=== Task directions ===
Filter the listing below, copying every line in which the word "with" appears.

▶

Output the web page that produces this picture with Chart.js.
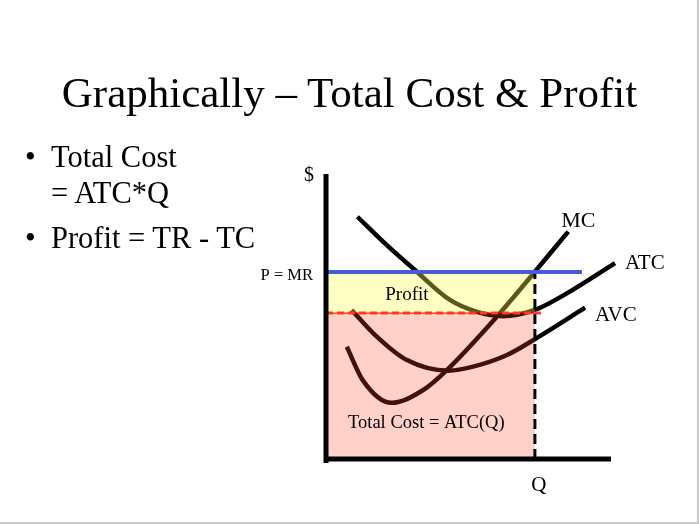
<!DOCTYPE html>
<html>
<head>
<meta charset="utf-8">
<script src="https://cdn.jsdelivr.net/npm/chart.js"></script>
<style>
  html, body { margin: 0; padding: 0; background: #fff; }
  #page { position: relative; width: 699px; height: 524px; overflow: hidden; font-family: "Liberation Serif", "Times New Roman", serif; color: #000; }
  #page canvas { position: absolute; left: 0; top: 0; }
  .txt { position: absolute; line-height: 1; white-space: nowrap; }
  .frameR { position: absolute; left: 697px; top: 0; width: 2px; height: 524px; background: #c8c8c8; }
  .frameB { position: absolute; left: 0; top: 522px; width: 699px; height: 2px; background: #c8c8c8; }
</style>
</head>
<body>
<div id="page">
  <canvas id="costChart" width="699" height="524"></canvas>
  <div class="txt" style="left:0;width:699px;text-align:center;top:71px;font-size:43px;">Graphically – Total Cost &amp; Profit</div>
  <div class="txt" style="left:25px;top:142px;font-size:30.5px;">•</div>
  <div class="txt" style="left:51px;top:142px;font-size:30.5px;">Total Cost</div>
  <div class="txt" style="left:51px;top:178px;font-size:30.5px;">= ATC*Q</div>
  <div class="txt" style="left:25px;top:223px;font-size:30.5px;">•</div>
  <div class="txt" style="left:51px;top:223px;font-size:30.5px;">Profit = TR - TC</div>
  <div class="frameR"></div>
  <div class="frameB"></div>
</div>
<script>
// values (x = quantity, y = $; both on a 0..10 scale)
const priceMR = 6.56;
const qStar = 7.33;
const atcAtQ = 5.12;

const atcX = [1.10, 2.01, 3.12, 4.35, 5.30, 6.20, 7.33, 8.45, 10.14];
const atcY = [8.50, 7.62, 6.63, 5.58, 5.16, 5.01, 5.23, 5.81, 6.87];

const mcX = [0.73, 1.30, 2.30, 3.41, 4.24, 5.99, 7.33, 8.50];
const mcY = [3.94, 2.75, 1.97, 2.42, 3.12, 4.99, 6.57, 7.98];

const avcX = [0.90, 1.65, 2.84, 4.30, 5.16, 6.35, 7.40, 9.09];
const avcY = [5.23, 4.42, 3.47, 3.10, 3.24, 3.65, 4.25, 5.31];

const priceLineEnd = 8.98;
const atcLineEnd = 7.54;

function pts(xs, ys) {
    return xs.map((x, i) => ({ x: x, y: ys[i] }));
}

function seg(x1, y1, x2, y2) {
    return [{ x: x1, y: y1 }, { x: x2, y: y2 }];
}

const curve = (data) => ({
    data: data,
    borderColor: '#000',
    borderWidth: 4.5,
    cubicInterpolationMode: 'monotone',
    fill: false
});

// labels drawn on the canvas next to the marks
const labelPlugin = {
    id: 'labels',
    afterDatasetsDraw(chart) {
        const ctx = chart.ctx;
        const xs = chart.scales.x, ys = chart.scales.y;
        const px = v => xs.getPixelForValue(v);
        const py = v => ys.getPixelForValue(v);
        const put = (text, x, y, size, align) => {
            ctx.font = size + 'px "Liberation Serif", "Times New Roman", serif';
            ctx.fillStyle = '#000';
            ctx.textAlign = align || 'center';
            ctx.textBaseline = 'middle';
            ctx.fillText(text, x, y);
        };
        ctx.save();
        put('MC', px(mcX[mcX.length - 1]) + 10, py(mcY[mcY.length - 1]) - 10, 22);
        put('ATC', px(atcX[atcX.length - 1]) + 10, py(atcY[atcY.length - 1]), 21, 'left');
        put('AVC', px(avcX[avcX.length - 1]) + 10, py(avcY[avcY.length - 1]) + 8, 21, 'left');
        put('P = MR', px(0) - 13, py(priceMR) + 4, 16.5, 'right');
        put('$', px(0) - 17, py(10) + 2, 20);
        put('Q', px(qStar) + 4, py(0) + 26, 21);
        put('Profit', px(2.84), py((priceMR + atcAtQ) / 2) + 2, 19);
        put('Total Cost = ATC(Q)', px(3.52), py(1.26), 18.5);
        ctx.restore();
    }
};

const ctx = document.getElementById('costChart').getContext('2d');
const chart = new Chart(ctx, {
    type: 'scatter',
    data: {
        datasets: [
            // axes
            { data: seg(0, 0, 10, 0), borderColor: '#000', borderWidth: 5, fill: false },
            { data: seg(0, -0.14, 0, 10), borderColor: '#000', borderWidth: 5, fill: false },
            // P = MR
            { data: seg(0, priceMR, priceLineEnd, priceMR), borderColor: '#4a5bd6', borderWidth: 4, fill: false },
            // ATC level, dashed red over a thin solid red
            { data: seg(0, atcAtQ, atcLineEnd, atcAtQ), borderColor: '#ff3b1f', borderWidth: 3, borderDash: [7, 4], fill: false },
            { data: seg(0, atcAtQ, atcLineEnd, atcAtQ), borderColor: '#d40000', borderWidth: 1, fill: false },
            // Q
            { data: seg(qStar, 0, qStar, priceMR), borderColor: '#000', borderWidth: 3, borderDash: [10, 5], fill: false },
            // profit rectangle
            { data: seg(0, priceMR, qStar, priceMR), borderColor: '#9a9aa8', borderWidth: 1.5,
              backgroundColor: 'rgba(255,255,85,0.35)', fill: { value: atcAtQ } },
            // total cost rectangle
            { data: seg(0, atcAtQ, qStar, atcAtQ), borderColor: 'rgba(0,0,0,0)', borderWidth: 0,
              backgroundColor: 'rgba(255,70,40,0.25)', fill: { value: 0 } },
            // cost curves
            curve(pts(atcX, atcY)),
            curve(pts(mcX, mcY)),
            curve(pts(avcX, avcY))
        ]
    },
    options: {
        responsive: false,
        animation: false,
        showLine: true,
        clip: false,
        elements: { point: { radius: 0, hoverRadius: 0 }, line: { borderCapStyle: 'butt' } },
        layout: { padding: { left: 326, right: 88, top: 174, bottom: 65 } },
        scales: {
            x: { type: 'linear', min: 0, max: 10, display: false },
            y: { type: 'linear', min: 0, max: 10, display: false }
        },
        plugins: { legend: { display: false }, tooltip: { enabled: false } }
    },
    plugins: [labelPlugin]
});
</script>
</body>
</html>
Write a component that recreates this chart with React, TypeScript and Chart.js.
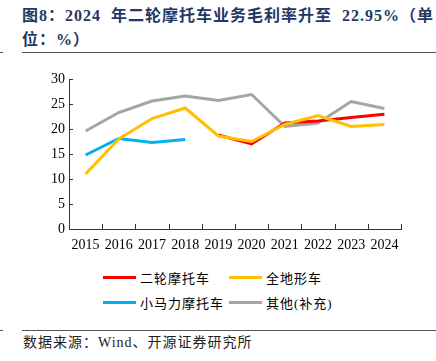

◀

=== Task solution ===
Output the web page that produces this picture with Chart.js.
Write a component that recreates this chart with React, TypeScript and Chart.js.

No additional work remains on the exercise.